Task goal —
Return every line below as is, leaving out the pictures.

Recorded data —
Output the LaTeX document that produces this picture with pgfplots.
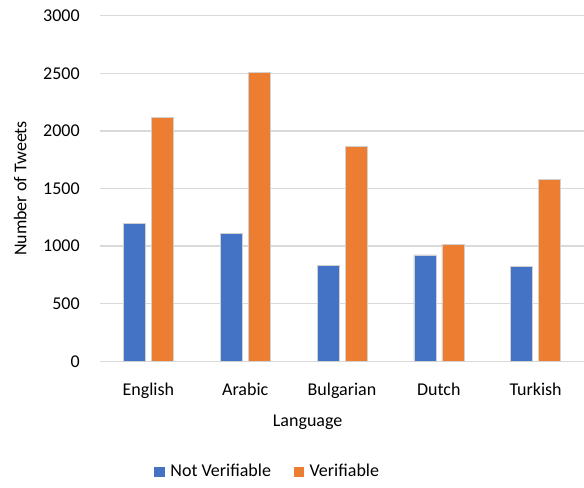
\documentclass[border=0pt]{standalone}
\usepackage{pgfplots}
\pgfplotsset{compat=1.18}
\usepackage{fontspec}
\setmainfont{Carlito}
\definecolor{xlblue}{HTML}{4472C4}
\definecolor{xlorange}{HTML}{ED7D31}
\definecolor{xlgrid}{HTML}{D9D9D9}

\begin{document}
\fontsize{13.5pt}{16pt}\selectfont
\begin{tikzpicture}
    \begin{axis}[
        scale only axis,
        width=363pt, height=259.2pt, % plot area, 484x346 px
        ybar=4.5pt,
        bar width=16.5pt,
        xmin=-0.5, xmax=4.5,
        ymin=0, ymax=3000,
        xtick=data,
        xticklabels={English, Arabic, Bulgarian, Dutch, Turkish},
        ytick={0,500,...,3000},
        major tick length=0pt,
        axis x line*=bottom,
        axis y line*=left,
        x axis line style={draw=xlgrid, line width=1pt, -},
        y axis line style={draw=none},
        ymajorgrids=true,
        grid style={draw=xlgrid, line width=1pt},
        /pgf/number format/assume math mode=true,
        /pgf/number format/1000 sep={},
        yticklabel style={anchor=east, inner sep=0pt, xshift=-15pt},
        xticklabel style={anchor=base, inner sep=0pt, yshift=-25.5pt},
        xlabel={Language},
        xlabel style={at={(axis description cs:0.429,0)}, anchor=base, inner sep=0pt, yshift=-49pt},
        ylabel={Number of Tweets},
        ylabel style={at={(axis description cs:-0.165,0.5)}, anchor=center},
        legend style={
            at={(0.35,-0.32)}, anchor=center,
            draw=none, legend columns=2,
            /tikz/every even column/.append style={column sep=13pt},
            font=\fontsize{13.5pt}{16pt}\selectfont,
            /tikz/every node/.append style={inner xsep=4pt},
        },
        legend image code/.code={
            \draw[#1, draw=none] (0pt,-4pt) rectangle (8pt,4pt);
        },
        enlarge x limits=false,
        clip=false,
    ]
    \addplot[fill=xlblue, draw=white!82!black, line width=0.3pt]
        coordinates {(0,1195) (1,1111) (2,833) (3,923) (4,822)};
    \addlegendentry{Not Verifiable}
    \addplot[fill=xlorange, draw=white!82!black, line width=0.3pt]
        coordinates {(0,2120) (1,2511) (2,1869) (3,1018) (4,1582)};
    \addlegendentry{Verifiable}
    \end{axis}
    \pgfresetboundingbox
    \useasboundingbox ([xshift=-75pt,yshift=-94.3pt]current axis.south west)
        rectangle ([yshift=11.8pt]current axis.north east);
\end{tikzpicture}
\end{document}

Written answer —
Output the LaTeX document that produces this picture with pgfplots.
\documentclass[border=0pt]{standalone}
\usepackage{pgfplots}
\pgfplotsset{compat=1.18}
\usepackage{fontspec}
\setmainfont{Carlito}
\definecolor{xlblue}{HTML}{4472C4}
\definecolor{xlorange}{HTML}{ED7D31}
\definecolor{xlgrid}{HTML}{D9D9D9}

\begin{document}
\fontsize{13.5pt}{16pt}\selectfont
\begin{tikzpicture}
    \begin{axis}[
        scale only axis,
        width=363pt, height=259.2pt, % plot area, 484x346 px
        ybar=4.5pt,
        bar width=16.5pt,
        xmin=-0.5, xmax=4.5,
        ymin=0, ymax=3000,
        xtick=data,
        xticklabels={English, Arabic, Bulgarian, Dutch, Turkish},
        ytick={0,500,...,3000},
        major tick length=0pt,
        axis x line*=bottom,
        axis y line*=left,
        x axis line style={draw=xlgrid, line width=1pt, -},
        y axis line style={draw=none},
        ymajorgrids=true,
        grid style={draw=xlgrid, line width=1pt},
        /pgf/number format/assume math mode=true,
        /pgf/number format/1000 sep={},
        yticklabel style={anchor=east, inner sep=0pt, xshift=-15pt},
        xticklabel style={anchor=base, inner sep=0pt, yshift=-25.5pt},
        xlabel={Language},
        xlabel style={at={(axis description cs:0.429,0)}, anchor=base, inner sep=0pt, yshift=-49pt},
        ylabel={Number of Tweets},
        ylabel style={at={(axis description cs:-0.165,0.5)}, anchor=center},
        legend style={
            at={(0.35,-0.32)}, anchor=center,
            draw=none, legend columns=2,
            /tikz/every even column/.append style={column sep=13pt},
            font=\fontsize{13.5pt}{16pt}\selectfont,
            /tikz/every node/.append style={inner xsep=4pt},
        },
        legend image code/.code={
            \draw[#1, draw=none] (0pt,-4pt) rectangle (8pt,4pt);
        },
        enlarge x limits=false,
        clip=false,
    ]
    \addplot[fill=xlblue, draw=white!82!black, line width=0.3pt]
        coordinates {(0,1195) (1,1111) (2,833) (3,923) (4,822)};
    \addlegendentry{Not Verifiable}
    \addplot[fill=xlorange, draw=white!82!black, line width=0.3pt]
        coordinates {(0,2120) (1,2511) (2,1869) (3,1018) (4,1582)};
    \addlegendentry{Verifiable}
    \end{axis}
    \pgfresetboundingbox
    \useasboundingbox ([xshift=-75pt,yshift=-94.3pt]current axis.south west)
        rectangle ([yshift=11.8pt]current axis.north east);
\end{tikzpicture}
\end{document}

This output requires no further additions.